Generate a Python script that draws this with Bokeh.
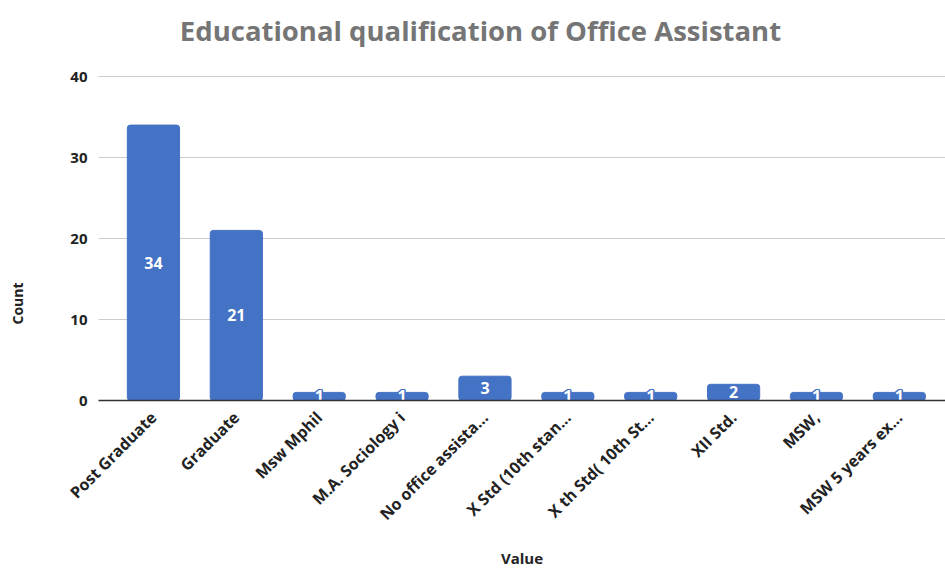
from math import pi
from bokeh.plotting import figure
from bokeh.models import Range1d, FixedTicker, ColumnDataSource, Label
from bokeh.core.properties import value
from bokeh.embed import file_html
from bokeh.resources import INLINE

categories = ["Post Graduate", "Graduate", "Msw Mphil", "M.A. Sociology i",
              "No office assista...", "X Std (10th stan...", "X th Std( 10th St...",
              "XII Std.", "MSW,", "MSW 5 years ex..."]
counts = [34, 21, 1, 1, 3, 1, 1, 2, 1, 1]
y_ticks = [0, 10, 20, 30, 40]
title_text = "Educational qualification of Office Assistant"
y_title = "Count"
x_title = "Value"

BLUE = "#4472C4"
FONT = "Open Sans"

positions = list(range(len(categories)))
src = ColumnDataSource(dict(x=positions, top=counts,
                            mid=[c / 2 for c in counts],
                            label=[str(c) for c in counts]))

# layout (pixels)
W, H = 945, 571
FRAME_L, FRAME_T, FRAME_B = 98, 6, 400
PX_PER_Y = 8.1
X0, X1 = -0.663, 9.557

p = figure(width=W, height=H, output_backend="svg", toolbar_location=None,
           x_range=Range1d(X0, X1),
           y_range=Range1d(0, (FRAME_B - FRAME_T) / PX_PER_Y),
           min_border_left=FRAME_L, min_border_right=0, min_border_top=FRAME_T,
           min_border_bottom=H - FRAME_B)
p.title = None
p.outline_line_color = None
p.background_fill_color = "white"
p.border_fill_color = "white"

p.xgrid.visible = False
p.ygrid.grid_line_color = "#cccccc"
p.ygrid.grid_line_width = 1

yax = p.yaxis[0]
yax.ticker = FixedTicker(ticks=y_ticks)
yax.axis_line_color = None
yax.major_tick_line_color = None
yax.minor_tick_line_color = None
yax.major_label_text_font = FONT
yax.major_label_text_font_size = "15px"
yax.major_label_text_font_style = "bold"
yax.major_label_text_color = "#222222"
yax.major_label_standoff = 5
# non-breaking spaces push the centred label down to where the reference shows it
yax.axis_label = y_title + "\u00a0" * 55
yax.axis_label_text_font = FONT
yax.axis_label_text_font_size = "14px"
yax.axis_label_text_font_style = "bold"
yax.axis_label_text_color = "#222222"
yax.axis_label_standoff = 40

xax = p.xaxis[0]
xax.ticker = FixedTicker(ticks=positions)
xax.major_label_overrides = {i: c for i, c in zip(positions, categories)}
xax.major_label_orientation = pi / 4
xax.major_label_text_font = FONT
xax.major_label_text_font_size = "16px"
xax.major_label_text_font_style = "bold"
xax.major_label_text_color = "#222222"
xax.major_label_standoff = 8
xax.axis_line_color = "#333333"
xax.axis_line_width = 1.5
xax.major_tick_line_color = None
xax.minor_tick_line_color = None
xax.axis_label = x_title
xax.axis_label_text_font = FONT
xax.axis_label_text_font_size = "15px"
xax.axis_label_text_font_style = "bold"
xax.axis_label_text_color = "#222222"
xax.axis_label_standoff = 13

try:
    p.vbar(x="x", top="top", width=0.63, source=src, fill_color=BLUE,
           line_color=BLUE, border_radius=3)
except Exception:
    p.vbar(x="x", top="top", width=0.63, source=src, fill_color=BLUE,
           line_color=BLUE)

for dx, dy in [(-1.5, 0), (1.5, 0), (0, -1.5), (0, 1.5), (-1, -1), (1, -1), (-1, 1), (1, 1)]:
    p.text(x="x", y="mid", text="label", source=src, x_offset=dx, y_offset=dy,
           text_color=BLUE, text_font=value(FONT), text_font_size="16px",
           text_font_style="bold", text_align="center", text_baseline="middle")
p.text(x="x", y="mid", text="label", source=src,
       text_color="white", text_font=value(FONT), text_font_size="16px",
       text_font_style="bold", text_align="center", text_baseline="middle")

# chart title, placed inside the (extended) frame above the 40 gridline
px_per_x = (W - FRAME_L) / (X1 - X0)
title = Label(x=X0 + (480 - FRAME_L) / px_per_x, y=(FRAME_B - 30) / PX_PER_Y,
              text=title_text, text_font=FONT, text_font_size="27.5px",
              text_font_style="bold", text_color="#757575",
              text_align="center", text_baseline="middle")
p.add_layout(title)

open("out.html", "w").write(file_html(p, INLINE))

## EXERCISE DESCRIPTION
Please quote the lines of the material, beginning with the first and ending with the one that contains "from bokeh.resources import INLINE", exactly as written and without any pictures.

## ANSWER TO THIS EXERCISE
Generate a Python script that draws this with Bokeh.
from math import pi
from bokeh.plotting import figure
from bokeh.models import Range1d, FixedTicker, ColumnDataSource, Label
from bokeh.core.properties import value
from bokeh.embed import file_html
from bokeh.resources import INLINE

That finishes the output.